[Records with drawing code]
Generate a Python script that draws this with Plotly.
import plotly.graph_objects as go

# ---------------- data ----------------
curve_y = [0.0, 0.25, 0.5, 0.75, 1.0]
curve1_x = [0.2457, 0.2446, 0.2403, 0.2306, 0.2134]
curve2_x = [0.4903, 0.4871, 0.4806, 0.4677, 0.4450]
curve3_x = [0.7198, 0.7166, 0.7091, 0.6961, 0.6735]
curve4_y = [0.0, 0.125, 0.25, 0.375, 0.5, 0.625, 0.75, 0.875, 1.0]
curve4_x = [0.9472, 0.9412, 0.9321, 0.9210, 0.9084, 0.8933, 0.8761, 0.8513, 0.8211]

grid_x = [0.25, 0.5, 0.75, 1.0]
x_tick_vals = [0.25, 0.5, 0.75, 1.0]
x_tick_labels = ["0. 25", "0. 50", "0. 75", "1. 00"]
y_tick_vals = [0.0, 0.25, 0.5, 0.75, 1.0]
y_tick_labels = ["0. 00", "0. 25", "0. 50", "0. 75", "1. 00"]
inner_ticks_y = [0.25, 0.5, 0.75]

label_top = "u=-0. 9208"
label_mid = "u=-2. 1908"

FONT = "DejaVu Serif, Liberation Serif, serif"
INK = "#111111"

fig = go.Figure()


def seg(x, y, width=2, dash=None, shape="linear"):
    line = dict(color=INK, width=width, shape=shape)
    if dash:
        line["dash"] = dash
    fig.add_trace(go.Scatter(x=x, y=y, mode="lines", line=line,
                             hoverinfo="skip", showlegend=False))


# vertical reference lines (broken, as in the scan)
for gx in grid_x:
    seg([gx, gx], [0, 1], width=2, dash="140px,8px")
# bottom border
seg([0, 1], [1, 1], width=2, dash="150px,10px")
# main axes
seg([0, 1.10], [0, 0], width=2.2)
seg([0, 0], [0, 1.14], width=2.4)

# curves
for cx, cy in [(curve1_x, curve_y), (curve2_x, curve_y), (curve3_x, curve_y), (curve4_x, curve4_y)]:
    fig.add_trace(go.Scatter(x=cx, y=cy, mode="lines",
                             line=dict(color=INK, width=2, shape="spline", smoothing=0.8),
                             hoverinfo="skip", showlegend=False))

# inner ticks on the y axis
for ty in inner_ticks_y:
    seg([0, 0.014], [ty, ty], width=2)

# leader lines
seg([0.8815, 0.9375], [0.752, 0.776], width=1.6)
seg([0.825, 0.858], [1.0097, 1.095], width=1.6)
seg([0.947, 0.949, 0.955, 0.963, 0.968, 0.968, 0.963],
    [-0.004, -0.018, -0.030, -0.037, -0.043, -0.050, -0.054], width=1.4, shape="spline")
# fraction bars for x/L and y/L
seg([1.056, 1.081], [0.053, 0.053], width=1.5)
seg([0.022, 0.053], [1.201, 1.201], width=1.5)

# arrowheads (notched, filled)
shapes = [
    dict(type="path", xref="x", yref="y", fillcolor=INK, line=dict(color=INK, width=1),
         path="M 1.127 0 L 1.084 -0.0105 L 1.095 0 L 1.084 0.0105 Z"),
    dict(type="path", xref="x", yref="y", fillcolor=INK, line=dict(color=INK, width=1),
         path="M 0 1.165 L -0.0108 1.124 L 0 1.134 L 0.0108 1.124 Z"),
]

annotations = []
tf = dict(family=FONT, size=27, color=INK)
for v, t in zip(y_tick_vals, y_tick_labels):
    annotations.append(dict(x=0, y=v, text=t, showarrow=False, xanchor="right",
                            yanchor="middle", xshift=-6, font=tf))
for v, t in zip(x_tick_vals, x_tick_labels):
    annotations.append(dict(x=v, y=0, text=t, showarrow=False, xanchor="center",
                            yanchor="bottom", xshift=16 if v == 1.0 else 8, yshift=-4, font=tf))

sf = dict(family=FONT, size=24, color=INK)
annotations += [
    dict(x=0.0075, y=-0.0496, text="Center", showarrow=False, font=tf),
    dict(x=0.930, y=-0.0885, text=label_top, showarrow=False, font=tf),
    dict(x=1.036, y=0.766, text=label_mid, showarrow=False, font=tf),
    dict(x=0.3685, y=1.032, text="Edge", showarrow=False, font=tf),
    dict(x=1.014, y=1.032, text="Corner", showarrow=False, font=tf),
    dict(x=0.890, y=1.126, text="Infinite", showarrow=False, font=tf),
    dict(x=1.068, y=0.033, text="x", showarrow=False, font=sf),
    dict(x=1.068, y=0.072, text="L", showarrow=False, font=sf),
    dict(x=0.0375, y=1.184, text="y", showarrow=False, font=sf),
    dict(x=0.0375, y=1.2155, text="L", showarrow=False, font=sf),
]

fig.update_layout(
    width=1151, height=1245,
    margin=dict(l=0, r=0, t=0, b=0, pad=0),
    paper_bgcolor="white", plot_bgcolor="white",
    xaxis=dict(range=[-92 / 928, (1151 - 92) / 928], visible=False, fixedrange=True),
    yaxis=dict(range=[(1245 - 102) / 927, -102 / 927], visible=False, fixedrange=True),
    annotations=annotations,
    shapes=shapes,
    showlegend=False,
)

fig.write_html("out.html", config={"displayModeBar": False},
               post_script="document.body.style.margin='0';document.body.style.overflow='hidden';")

==

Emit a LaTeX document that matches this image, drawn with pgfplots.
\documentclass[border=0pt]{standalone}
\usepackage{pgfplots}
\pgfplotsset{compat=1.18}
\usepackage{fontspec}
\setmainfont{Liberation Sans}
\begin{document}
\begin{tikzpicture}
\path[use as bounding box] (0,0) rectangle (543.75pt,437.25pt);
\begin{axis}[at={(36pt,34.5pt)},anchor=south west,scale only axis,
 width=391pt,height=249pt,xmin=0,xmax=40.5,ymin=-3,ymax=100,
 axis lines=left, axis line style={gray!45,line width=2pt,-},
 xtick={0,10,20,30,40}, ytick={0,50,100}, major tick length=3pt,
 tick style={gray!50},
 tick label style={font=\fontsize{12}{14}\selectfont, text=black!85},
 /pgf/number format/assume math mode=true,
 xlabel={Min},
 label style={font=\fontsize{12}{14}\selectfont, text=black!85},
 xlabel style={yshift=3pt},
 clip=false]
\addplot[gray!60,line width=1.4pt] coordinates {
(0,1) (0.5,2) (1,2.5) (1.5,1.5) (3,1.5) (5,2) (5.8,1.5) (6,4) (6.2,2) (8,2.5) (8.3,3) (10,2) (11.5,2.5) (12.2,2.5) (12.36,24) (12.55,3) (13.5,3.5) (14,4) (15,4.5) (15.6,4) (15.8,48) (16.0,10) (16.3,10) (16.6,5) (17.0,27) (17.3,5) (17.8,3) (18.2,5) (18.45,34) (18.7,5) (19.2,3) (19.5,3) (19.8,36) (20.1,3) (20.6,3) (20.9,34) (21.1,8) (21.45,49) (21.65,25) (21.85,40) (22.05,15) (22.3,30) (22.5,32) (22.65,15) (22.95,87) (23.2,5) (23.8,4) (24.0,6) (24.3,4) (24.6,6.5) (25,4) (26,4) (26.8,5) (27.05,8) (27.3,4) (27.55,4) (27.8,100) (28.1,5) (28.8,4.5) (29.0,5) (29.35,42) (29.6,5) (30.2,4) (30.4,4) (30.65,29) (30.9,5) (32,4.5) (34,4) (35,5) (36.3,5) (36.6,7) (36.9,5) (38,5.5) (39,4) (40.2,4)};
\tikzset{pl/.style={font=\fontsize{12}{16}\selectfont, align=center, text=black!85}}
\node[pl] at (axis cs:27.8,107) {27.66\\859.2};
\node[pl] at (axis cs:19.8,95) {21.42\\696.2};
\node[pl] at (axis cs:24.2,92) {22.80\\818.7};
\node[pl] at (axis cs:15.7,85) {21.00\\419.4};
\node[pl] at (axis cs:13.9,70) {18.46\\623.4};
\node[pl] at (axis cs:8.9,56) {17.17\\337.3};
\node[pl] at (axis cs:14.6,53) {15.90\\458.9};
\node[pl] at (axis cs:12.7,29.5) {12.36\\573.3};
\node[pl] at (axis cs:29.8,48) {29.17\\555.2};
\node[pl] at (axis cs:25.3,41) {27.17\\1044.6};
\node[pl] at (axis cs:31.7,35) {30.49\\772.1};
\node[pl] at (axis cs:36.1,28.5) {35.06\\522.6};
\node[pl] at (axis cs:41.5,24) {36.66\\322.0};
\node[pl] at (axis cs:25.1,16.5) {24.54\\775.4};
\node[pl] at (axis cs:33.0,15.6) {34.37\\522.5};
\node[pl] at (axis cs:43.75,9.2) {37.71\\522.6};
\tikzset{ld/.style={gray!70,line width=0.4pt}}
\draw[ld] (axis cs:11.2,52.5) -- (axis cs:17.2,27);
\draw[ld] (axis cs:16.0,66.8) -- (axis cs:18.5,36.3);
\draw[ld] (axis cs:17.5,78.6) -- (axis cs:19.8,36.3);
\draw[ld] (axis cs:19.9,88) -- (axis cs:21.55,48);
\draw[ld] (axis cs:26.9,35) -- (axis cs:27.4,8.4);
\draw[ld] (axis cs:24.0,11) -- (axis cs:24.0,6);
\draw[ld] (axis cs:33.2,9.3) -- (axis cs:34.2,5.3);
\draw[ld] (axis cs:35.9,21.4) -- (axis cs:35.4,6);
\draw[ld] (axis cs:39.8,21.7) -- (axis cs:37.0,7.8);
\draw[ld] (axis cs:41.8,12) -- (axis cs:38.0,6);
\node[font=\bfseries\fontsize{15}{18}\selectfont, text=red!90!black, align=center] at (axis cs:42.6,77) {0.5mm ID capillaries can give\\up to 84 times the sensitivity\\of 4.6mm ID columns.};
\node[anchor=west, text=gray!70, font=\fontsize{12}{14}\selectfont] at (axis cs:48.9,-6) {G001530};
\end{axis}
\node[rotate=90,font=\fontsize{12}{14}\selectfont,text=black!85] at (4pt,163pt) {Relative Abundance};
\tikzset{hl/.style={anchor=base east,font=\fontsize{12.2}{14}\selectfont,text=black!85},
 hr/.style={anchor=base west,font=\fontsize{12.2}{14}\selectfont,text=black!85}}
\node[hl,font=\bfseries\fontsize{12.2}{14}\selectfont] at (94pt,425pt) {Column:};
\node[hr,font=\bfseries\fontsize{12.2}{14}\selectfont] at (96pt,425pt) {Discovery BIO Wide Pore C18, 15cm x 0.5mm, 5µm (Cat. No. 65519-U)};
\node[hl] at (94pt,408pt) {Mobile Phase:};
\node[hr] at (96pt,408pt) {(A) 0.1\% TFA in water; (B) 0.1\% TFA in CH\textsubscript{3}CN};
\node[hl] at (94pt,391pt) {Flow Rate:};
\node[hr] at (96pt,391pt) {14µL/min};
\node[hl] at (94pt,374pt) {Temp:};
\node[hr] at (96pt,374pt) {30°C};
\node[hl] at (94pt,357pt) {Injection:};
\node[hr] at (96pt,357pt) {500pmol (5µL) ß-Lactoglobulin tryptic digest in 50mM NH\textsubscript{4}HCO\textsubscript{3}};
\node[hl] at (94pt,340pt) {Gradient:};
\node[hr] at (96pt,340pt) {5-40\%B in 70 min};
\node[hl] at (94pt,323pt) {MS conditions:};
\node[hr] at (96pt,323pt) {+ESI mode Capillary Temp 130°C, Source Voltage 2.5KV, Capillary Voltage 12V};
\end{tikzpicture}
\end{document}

* * *

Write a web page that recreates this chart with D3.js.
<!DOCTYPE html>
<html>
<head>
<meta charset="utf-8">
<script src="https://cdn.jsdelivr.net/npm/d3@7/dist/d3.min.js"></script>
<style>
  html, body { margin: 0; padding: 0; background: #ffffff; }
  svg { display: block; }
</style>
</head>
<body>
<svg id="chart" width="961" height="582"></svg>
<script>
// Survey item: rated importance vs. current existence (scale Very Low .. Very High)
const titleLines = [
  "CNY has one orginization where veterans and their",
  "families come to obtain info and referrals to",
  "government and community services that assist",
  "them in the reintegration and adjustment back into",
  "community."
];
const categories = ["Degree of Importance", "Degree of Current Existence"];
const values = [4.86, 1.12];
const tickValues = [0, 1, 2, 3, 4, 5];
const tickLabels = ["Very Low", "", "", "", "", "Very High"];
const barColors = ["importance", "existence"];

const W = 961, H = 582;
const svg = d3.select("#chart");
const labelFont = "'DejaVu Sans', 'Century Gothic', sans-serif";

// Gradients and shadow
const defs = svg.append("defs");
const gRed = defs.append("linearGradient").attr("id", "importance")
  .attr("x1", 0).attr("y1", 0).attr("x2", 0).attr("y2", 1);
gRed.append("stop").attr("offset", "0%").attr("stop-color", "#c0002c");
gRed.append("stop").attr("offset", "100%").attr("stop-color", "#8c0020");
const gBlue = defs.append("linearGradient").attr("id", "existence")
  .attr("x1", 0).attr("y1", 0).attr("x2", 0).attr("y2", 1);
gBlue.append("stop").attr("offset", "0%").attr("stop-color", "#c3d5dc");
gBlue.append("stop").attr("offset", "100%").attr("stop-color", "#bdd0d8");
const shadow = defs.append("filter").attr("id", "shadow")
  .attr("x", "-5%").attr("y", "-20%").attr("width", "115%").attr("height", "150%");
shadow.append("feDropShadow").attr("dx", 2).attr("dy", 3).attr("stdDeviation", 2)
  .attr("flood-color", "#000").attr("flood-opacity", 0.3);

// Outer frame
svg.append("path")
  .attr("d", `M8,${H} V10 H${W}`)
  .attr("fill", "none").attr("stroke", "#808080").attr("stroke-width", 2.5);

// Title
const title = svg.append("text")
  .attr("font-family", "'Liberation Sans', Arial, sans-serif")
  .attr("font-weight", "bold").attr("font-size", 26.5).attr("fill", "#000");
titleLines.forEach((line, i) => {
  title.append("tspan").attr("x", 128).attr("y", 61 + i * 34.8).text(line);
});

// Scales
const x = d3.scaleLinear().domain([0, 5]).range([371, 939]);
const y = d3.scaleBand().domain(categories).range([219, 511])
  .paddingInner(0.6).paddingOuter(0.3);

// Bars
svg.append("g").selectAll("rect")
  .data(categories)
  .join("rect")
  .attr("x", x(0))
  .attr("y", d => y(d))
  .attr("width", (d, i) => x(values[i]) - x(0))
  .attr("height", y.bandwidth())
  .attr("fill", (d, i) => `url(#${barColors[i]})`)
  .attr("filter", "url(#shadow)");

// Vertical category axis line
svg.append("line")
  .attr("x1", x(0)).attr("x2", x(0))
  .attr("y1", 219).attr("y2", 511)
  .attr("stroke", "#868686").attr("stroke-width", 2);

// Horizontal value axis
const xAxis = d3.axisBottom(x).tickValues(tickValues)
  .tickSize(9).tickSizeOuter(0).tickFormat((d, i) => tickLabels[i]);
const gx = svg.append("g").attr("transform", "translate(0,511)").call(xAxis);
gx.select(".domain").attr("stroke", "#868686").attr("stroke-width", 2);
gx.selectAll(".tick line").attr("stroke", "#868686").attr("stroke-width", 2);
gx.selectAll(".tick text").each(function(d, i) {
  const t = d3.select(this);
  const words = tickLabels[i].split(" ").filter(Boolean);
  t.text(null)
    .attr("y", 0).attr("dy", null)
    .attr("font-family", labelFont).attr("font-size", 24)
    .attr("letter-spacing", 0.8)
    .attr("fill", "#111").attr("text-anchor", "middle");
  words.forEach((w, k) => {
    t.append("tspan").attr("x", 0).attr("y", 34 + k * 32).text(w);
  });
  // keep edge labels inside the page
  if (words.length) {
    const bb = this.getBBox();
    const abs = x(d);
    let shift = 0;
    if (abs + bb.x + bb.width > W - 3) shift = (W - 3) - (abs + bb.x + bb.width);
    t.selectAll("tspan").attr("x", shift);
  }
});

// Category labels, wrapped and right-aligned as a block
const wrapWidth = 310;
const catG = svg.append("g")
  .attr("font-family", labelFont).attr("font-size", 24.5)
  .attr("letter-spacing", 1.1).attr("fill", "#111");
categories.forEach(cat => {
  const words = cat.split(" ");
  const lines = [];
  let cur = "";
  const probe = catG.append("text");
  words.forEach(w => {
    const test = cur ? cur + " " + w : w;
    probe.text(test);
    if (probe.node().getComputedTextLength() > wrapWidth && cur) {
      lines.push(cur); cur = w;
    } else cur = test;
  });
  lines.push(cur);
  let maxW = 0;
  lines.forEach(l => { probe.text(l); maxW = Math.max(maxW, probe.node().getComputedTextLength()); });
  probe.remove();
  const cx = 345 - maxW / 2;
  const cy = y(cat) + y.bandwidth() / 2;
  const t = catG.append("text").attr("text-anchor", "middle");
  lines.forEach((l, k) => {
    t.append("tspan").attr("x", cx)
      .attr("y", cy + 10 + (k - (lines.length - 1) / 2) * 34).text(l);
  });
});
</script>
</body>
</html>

### Brief
Taking the records above, retype every line from the one with "Generate a Python" down to the one with "import plotly.graph_objects as go", exactly and with nothing else.

### Result of this exercise
Generate a Python script that draws this with Plotly.
import plotly.graph_objects as go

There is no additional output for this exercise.